Ce contexte, tout comme la ténacité et la temporisation des négociateurs helvétiques, expliquent que les avoirs allemands en Suisse, qui auraient dû être liquidés en application de l'Accord de Washington de mai 1946, soient en grande partie restés intacts. Dans le courant des années cinquante, ils ont même été restitués à leurs propriétaires allemands. Dès le début de la guerre froide, l'intérêt des vainqueurs alliés pour le rôle de la Suisse en tant que plaque tournante et neutre pour les transactions allemandes a nettement faibli.
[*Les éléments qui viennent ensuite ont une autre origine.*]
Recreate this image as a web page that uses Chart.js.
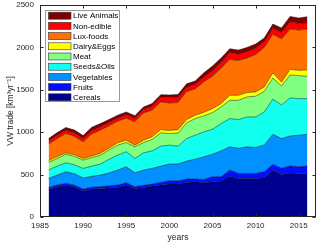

A l'intérieur du pays, la volonté de poursuivre des enquêtes longues et laborieuses a passablement diminué à mesure que la pression de l'extérieur se relâchait. Les critiques alliées, parfois virulentes, qui avaient dès le départ suscité beaucoup d'incompréhension en Suisse, ont en grande partie été oubliées. Le souvenir des nombreux services économiques fournis au départ de la Suisse en faveur de l'effort de guerre allemand n'était plus dès lors qu'une rumeur. Ce n'est que dans les années quatre-vingt-dix que les questions anciennes ont ressurgi, et ont gagné une importance matérielle dans le cadre de demandes de restitution réitérées.